H Ará unos treinta años que por primera vez tuve un acercamiento al mundo de la drogadicción a través de mi amiga Cotilla, quien formó un grupo de voluntariado para apoyar a su segundo marido, director por entonces del primer Centro de Estudios en Farmacodependencia.
Yo, que nunca me pierdo la oportunidad de meterme donde no me llaman, me apunté. El problema de la droga no era nuevo, pero amenazaba con crecer. "Crecerá proporcionalmente a la difusión que se le dé, advirtió el marido de Cotilla, y no se equivocó. El narco empezó a copar los titulares de los medios.
El cine y la televisión explotaron el tema hasta convertirlo en algo glamoroso. Como en las películas de acción, los narcotraficantes se mueven en maravillosos escenarios: magníficas fincas, aviones, helicópteros, armas chapadas en oro y con incrustaciones de diamantes (imagino que duermen con ellas y las miman más que a sus mujeres).
Tampoco faltan en el escenario lindas jovencitas, que ávidas de compartir riqueza y aventura se la juegan complacientes con los narcos porque tal vez ignoran que una vez adentro no hay salida: "Era divino, súper-buena-gente, duramos dos años de novios, el primero porque yo quería, el segundo obligada porque me decía: ¿Ah no? A ti no te voy a hacer nada, pero lo primero que hago es matar a tu papá y a tu mamá. Con eso, te quedas sufriendo toda la vida. El hijuemadre me enredó, le cogí miedo, no lo dejé, prefería tener papá... (Confiesa una tal Pamela a Lola Huete, autora de "Las muñecas de los narcos".
Entre el olor a sangre y el reguero de muertos, está la droga, las traiciones, las rencillas; las orgías, la ostentación y el dispendio, los dólares. Dinero ¿fácil?... yo diría que el más difícil. Poderosos un día, fugitivos a toda hora.
Un corto tiempo de chance, pero siempre en la clandestinidad y en el pánico. Los días contados, la vida en fuga. Algunos recordarán todavía el caso de Caro Quintero. Cuando lo encontraron en Costa Rica, en una magnífica finca de su propiedad, compartía desnudez con su novia Sarita Cosío Vidaurri, nada menos que la hija del ex secretario de Educación en Jalisco, y sobrina de un ex gobernador. "No estoy secuestrada, estoy enamorada de Caro Quintero", declaró la muchachita.

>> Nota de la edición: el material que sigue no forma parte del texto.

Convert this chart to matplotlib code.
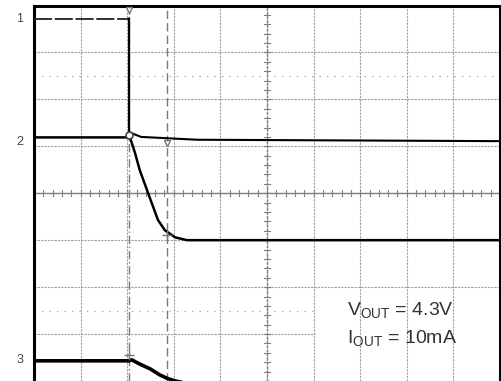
import matplotlib
matplotlib.use("Agg")
import matplotlib.pyplot as plt
import numpy as np

plt.rcParams['font.family'] = ['Liberation Sans', 'DejaVu Sans']
plt.rcParams['mathtext.fontset'] = 'custom'
plt.rcParams['mathtext.rm'] = 'Liberation Sans'

# screen is 10 x 8 divisions
N_XDIV, N_YDIV = 10, 8

# channel 1: enable step
ch1_t = [0, 2.04, 2.04, 2.30, 3.50, 10]
ch1_v = [7.72, 7.72, 5.30, 5.20, 5.14, 5.11]

# channel 2: output voltage discharge
ch2_t = [0, 2.06, 2.17, 2.27, 2.45, 2.66, 2.81, 3.03, 3.28, 10]
ch2_v = [5.19, 5.19, 4.85, 4.49, 4.00, 3.43, 3.21, 3.06, 3.00, 3.00]

# channel 3: output current
ch3_t = [0, 2.04, 2.10, 2.27, 2.49, 2.70, 2.85, 3.03, 3.24, 10]
ch3_v = [0.43, 0.43, 0.45, 0.36, 0.26, 0.13, 0.06, 0.0, -0.04, -0.04]

ch_labels = ["1", "2", "3"]
ch_label_y = [7.72, 5.10, 0.45]

cursor_t = [2.04, 2.85]
ref_levels = [6.5, 1.5]

fig = plt.figure(figsize=(5.01, 3.81), dpi=100)
ax = fig.add_axes([34 / 501, 0, 466 / 501, 1 - 5.5 / 381])
ax.set_xlim(0, N_XDIV)
ax.set_ylim(0, N_YDIV)
ax.set_xticks([])
ax.set_yticks([])

grid_kw = dict(color="#a0a0a0", lw=0.8, ls=(0, (2, 1)), zorder=1)
for x in range(1, N_XDIV):
    ax.axvline(x, **grid_kw)
for y in range(1, N_YDIV):
    if y == 1:
        ax.plot([0, 6.03], [y, y], **grid_kw)
    else:
        ax.axhline(y, **grid_kw)

# center axes with minor ticks
ax.axhline(N_YDIV / 2, color="#808080", lw=1.0, zorder=1)
ax.axvline(N_XDIV / 2, color="#808080", lw=1.0, ls=(0, (2, 1)), zorder=1)
for x in np.arange(0, N_XDIV, 0.2):
    ax.plot([x, x], [N_YDIV / 2 - 0.06, N_YDIV / 2 + 0.06], color="#808080", lw=0.8, zorder=1)
for y in np.arange(0, N_YDIV, 0.2):
    ax.plot([N_XDIV / 2 - 0.06, N_XDIV / 2 + 0.06], [y, y], color="#808080", lw=0.8, zorder=1)

# dotted reference levels
ax.plot([0, N_XDIV], [ref_levels[0]] * 2, color="#a0a0a0", lw=0.9, ls=(0, (1, 5)), zorder=1)
ax.plot([0, 6.03], [ref_levels[1]] * 2, color="#a0a0a0", lw=0.9, ls=(0, (1, 5)), zorder=1)

# time cursors
ax.axvline(cursor_t[0], color="#7a7a7a", lw=1.0, ls=(0, (6, 2, 1, 2)), zorder=2)
ax.axvline(cursor_t[1], color="#7a7a7a", lw=1.0, ls=(0, (6, 3)), zorder=2)

ax.plot(ch1_t[:2], ch1_v[:2], color="#222222", lw=1.3, ls=(0, (10, 1.5)), zorder=3)
ax.plot(ch1_t[1:], ch1_v[1:], color="black", lw=1.5, zorder=3)
ax.plot(ch2_t, ch2_v, color="black", lw=1.8, zorder=3)
ax.plot(ch3_t, ch3_v, color="black", lw=2.6, zorder=3, clip_on=True)

# trigger and cursor markers
ax.plot(cursor_t[0], 7.9, marker="v", ms=4, mfc="white", mec="#777777", zorder=4)
ax.plot(cursor_t[0], ch2_v[0] + 0.05, marker="o", ms=5, mfc="white", mec="#444444", mew=1.2, zorder=4)
ax.plot(cursor_t[1], 5.06, marker="v", ms=5, mfc="white", mec="#777777", zorder=4)
ax.plot(cursor_t[1], 3.11, marker="+", ms=7, color="#777777", zorder=4)
ax.plot(cursor_t[0], 0.55, marker="+", ms=7, color="#777777", zorder=4)

for lab, y in zip(ch_labels, ch_label_y):
    ax.text(-0.30, y, lab, ha="center", va="center", fontsize=9, color="#444444", clip_on=False)

ax.text(6.72, 1.49, r"V$_{\mathrm{OUT}}$ = 4.3V", fontsize=14, color="#333333", va="center", ha="left", zorder=5)
ax.text(6.72, 0.90, r"I$_{\mathrm{OUT}}$ = 10mA", fontsize=14, color="#333333", va="center", ha="left", zorder=5)

for side in ["left", "top", "right"]:
    ax.spines[side].set_linewidth(2.2)
    ax.spines[side].set_color("black")
ax.spines["bottom"].set_visible(False)

fig.savefig("out.png", dpi=100)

Detenidos ambos con lujo de fuerza, los medios casi los convierten en héroes. En esa época, el que no era narco lo quiso ser. Caro tenía treinta y tres años y porque la suerte sopló a su favor, en vez de acabar con el cuerpo cosido a balazos, desnudo y cubierto de dólares, como Beltrán Leyva; acabó en la cárcel donde hoy, veinticinco años después, embrutecido por las vejaciones que la prisión conlleva, es un zombi que corre vueltas y vueltas alrededor del patio del penal. Nada lo detiene, nada lo interrumpe, carece de expresión, carece de lenguaje.
Sandra Ávila Beltrán, personaje de novela, y muy pronto de película; poseedora de ranchos, autos, casas y una lista interminable de carísimas joyas; hoy recluida en Santa Martha Acatitla reconoce: "En la cárcel lloramos todos. Ahora tropiezo con los muros de mi celda entre la depresión y el ánimo, medio muerta y medio viva, caída y vuelta a levantar".
Esa realidad jodida, ese mundo sin futuro, el dinero que no sirve para nada en el panteón; eso es lo que habría que publicar en todos los medios para que los jóvenes sepan que el promedio de la pavorosa vida de un narco, es de treintaicinco años, que su presente es el miedo, la vida en fuga; y que sólo si tienen mucha suerte, los espera el penal, para que penen ahí el resto de su vida.